(Task material)
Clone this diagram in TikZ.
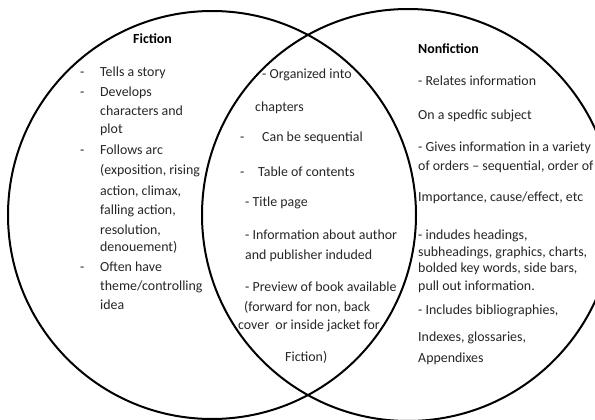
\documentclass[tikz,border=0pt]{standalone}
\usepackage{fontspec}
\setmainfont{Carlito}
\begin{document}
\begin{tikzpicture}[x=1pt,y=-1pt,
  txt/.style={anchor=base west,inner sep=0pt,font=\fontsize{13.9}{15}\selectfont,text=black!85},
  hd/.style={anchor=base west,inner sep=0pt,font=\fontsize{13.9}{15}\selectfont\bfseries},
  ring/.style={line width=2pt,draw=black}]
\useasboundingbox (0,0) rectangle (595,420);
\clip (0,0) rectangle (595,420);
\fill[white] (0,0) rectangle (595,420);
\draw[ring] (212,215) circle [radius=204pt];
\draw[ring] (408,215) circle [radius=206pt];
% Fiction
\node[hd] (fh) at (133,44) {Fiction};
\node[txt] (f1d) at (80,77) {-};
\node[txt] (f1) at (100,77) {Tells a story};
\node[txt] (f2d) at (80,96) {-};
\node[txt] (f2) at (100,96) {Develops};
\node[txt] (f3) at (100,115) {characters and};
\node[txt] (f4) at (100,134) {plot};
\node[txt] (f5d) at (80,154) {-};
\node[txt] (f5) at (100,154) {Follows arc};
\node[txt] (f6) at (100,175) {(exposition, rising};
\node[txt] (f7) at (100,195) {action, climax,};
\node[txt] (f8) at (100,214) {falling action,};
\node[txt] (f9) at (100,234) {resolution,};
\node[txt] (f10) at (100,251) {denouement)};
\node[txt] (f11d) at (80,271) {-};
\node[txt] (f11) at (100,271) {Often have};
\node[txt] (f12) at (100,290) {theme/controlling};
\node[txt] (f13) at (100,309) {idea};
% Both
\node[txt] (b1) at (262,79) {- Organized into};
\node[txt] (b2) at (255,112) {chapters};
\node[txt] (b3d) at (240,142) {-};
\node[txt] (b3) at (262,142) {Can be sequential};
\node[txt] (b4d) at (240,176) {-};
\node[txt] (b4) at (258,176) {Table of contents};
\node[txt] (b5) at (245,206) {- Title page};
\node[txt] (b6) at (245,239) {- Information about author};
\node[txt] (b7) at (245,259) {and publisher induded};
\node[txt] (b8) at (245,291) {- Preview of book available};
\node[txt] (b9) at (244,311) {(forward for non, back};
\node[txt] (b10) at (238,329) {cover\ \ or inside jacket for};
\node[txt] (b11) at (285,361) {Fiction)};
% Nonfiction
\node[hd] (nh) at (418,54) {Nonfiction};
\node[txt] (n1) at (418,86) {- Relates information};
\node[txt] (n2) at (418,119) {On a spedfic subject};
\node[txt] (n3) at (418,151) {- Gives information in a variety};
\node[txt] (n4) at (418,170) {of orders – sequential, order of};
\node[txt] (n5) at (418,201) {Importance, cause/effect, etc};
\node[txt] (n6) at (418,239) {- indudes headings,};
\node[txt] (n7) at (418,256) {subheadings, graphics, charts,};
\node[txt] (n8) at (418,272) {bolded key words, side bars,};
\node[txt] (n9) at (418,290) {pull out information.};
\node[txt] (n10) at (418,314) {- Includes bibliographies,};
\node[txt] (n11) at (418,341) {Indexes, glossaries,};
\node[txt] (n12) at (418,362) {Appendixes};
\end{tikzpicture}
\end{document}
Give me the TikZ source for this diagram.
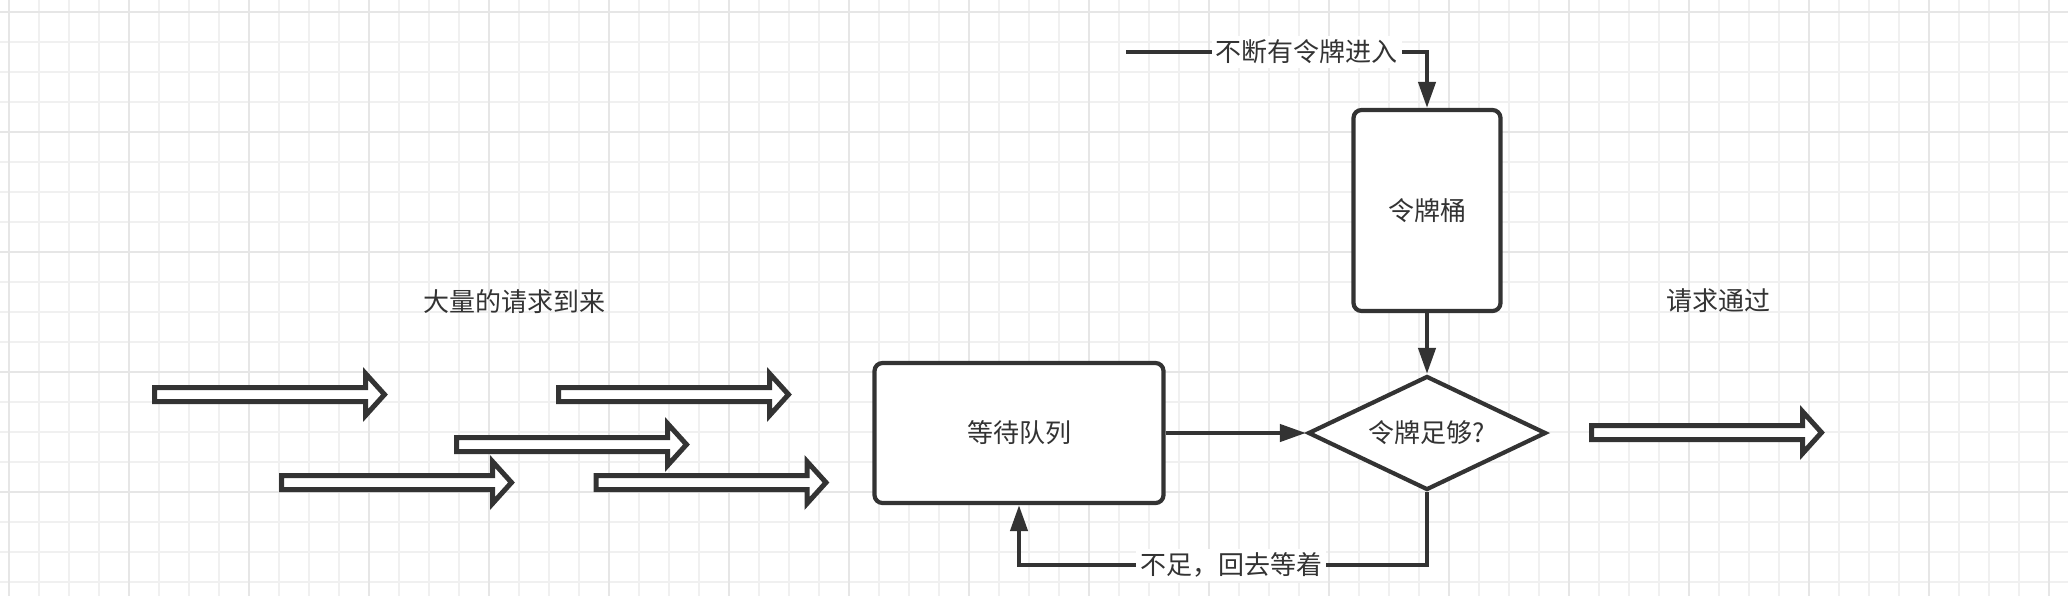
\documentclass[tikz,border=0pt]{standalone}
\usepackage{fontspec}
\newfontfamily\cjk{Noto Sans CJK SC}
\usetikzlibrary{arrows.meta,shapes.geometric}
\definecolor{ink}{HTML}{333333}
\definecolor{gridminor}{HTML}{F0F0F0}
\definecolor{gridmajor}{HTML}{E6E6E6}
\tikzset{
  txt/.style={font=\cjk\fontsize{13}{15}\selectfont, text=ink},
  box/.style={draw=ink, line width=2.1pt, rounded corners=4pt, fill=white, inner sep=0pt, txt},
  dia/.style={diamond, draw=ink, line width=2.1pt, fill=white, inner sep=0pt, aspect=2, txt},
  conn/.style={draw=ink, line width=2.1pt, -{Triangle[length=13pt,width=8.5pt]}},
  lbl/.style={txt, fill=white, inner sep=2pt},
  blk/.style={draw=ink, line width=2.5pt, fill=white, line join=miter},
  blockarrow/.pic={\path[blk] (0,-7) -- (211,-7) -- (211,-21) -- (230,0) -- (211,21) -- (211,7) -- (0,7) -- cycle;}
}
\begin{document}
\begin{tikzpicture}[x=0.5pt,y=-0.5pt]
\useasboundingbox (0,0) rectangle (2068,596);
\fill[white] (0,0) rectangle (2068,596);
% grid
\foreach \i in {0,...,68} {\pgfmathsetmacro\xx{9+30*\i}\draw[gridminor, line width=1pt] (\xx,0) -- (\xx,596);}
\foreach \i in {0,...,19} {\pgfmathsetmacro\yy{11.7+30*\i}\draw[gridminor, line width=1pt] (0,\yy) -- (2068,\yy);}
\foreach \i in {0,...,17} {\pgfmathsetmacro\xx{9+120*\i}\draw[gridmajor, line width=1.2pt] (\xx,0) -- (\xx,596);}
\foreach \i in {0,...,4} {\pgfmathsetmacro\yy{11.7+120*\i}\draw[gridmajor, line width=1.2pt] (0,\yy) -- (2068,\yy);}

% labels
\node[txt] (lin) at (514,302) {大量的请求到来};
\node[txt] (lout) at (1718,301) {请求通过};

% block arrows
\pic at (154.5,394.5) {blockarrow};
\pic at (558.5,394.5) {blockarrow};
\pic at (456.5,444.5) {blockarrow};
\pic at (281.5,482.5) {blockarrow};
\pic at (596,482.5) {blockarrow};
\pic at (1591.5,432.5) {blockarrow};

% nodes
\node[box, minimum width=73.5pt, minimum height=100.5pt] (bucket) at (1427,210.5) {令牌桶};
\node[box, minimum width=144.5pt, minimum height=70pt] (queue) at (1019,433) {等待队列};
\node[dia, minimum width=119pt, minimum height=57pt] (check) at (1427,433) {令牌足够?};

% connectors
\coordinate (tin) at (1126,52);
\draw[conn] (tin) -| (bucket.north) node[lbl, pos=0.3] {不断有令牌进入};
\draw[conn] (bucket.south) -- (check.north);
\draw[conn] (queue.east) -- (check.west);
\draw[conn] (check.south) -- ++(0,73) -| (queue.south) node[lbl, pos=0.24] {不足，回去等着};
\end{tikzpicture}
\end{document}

(Required task)
Show the lines from the data above that contain the string "this".

(Result of the task)
Clone this diagram in TikZ.
Give me the TikZ source for this diagram.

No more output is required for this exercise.